In human relationships, the closer we get, the more we open up to each other, and the more comfortable we get exposing our dark side. And part of that dark side includes allowing out some of those immature, reactive behaviors that need to be expressed in a safe place. So, when you think about it, the people who hurt you the most tend to be the people you are closest to.
You could say that your criteria for trusting a person is knowing that you can share the ugliest parts of your dark side and still be loved. But we know that's not necessarily a fail safe policy either. Relationships end and even families separate when the dark side gets too dark.
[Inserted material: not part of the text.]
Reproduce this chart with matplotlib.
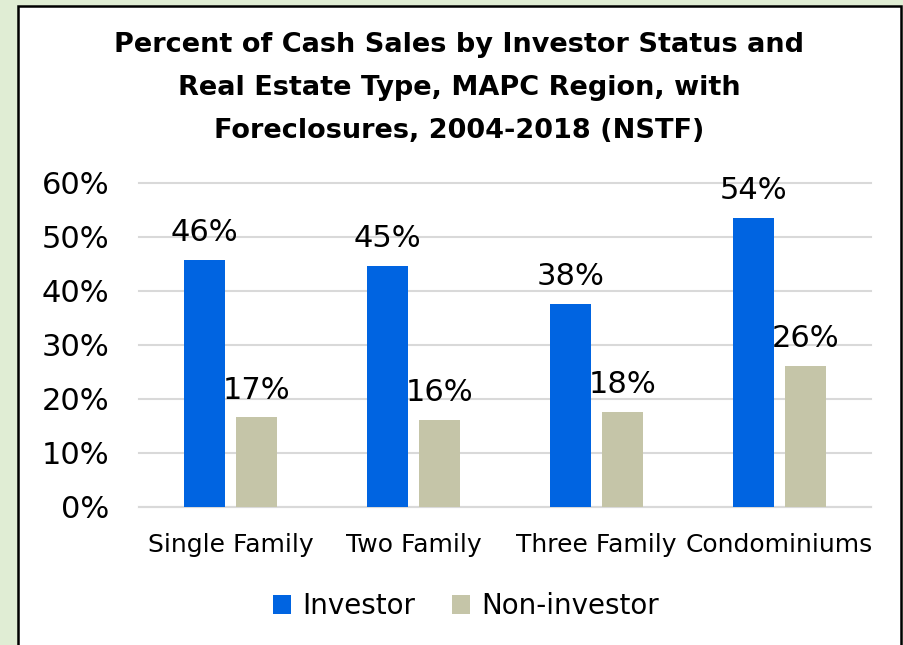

Trust is a verb. It's a choice to take a chance on someone, and allow them to slip up once in awhile, even if you know you might get hurt. I'm talking about close relationships right now, but this applies everywhere, including at work.
Those controlling micro-managers we all struggle with? Usually that control comes from fear that if they let go, the work will not meet their standards, and it will make them look bad. If they see trust as a privilege, conditional on not making any significant mistakes, they'd continuously prove themselves right. It's simply not possible for the team to produce work that is exactly as the boss has envisionned it. As soon as the boss tries to delegate, and someone makes a mistake, or puts something out that doesn't quite go right, the boss "realizes" that he was right and couldn't trust the team, reacting by jumping in to micro-manage some more.
But if trust is a proactive choice, then a micro-managing boss could change by setting clear standards and choosing to trust the team. That choice is a decision to allow the team to make mistakes, and a willingness to face the consequences if the work produced falls short. That willingness to "take the fall with the team", plants a seed of empowerment, allowing trust to build as the team realizes that now the "buck" stops with all of them. Everyone gets hurt when they don't work together. Eventually it's no longer about the boss, it's about the team, and there is no longer a need to micro-manage.
Trust is not about whether or not you will get hurt, it's about whether or not you have the courage to risk getting hurt, and the humility to forgive in advance the hurts that will ultimately be a part of any strong relationship. It's about accepting that we are all human and we all do our best most of the time. Except when we have no energy left to do our best, and we crash.
Who are you willing to trust?
What do you think will change in your life as a result?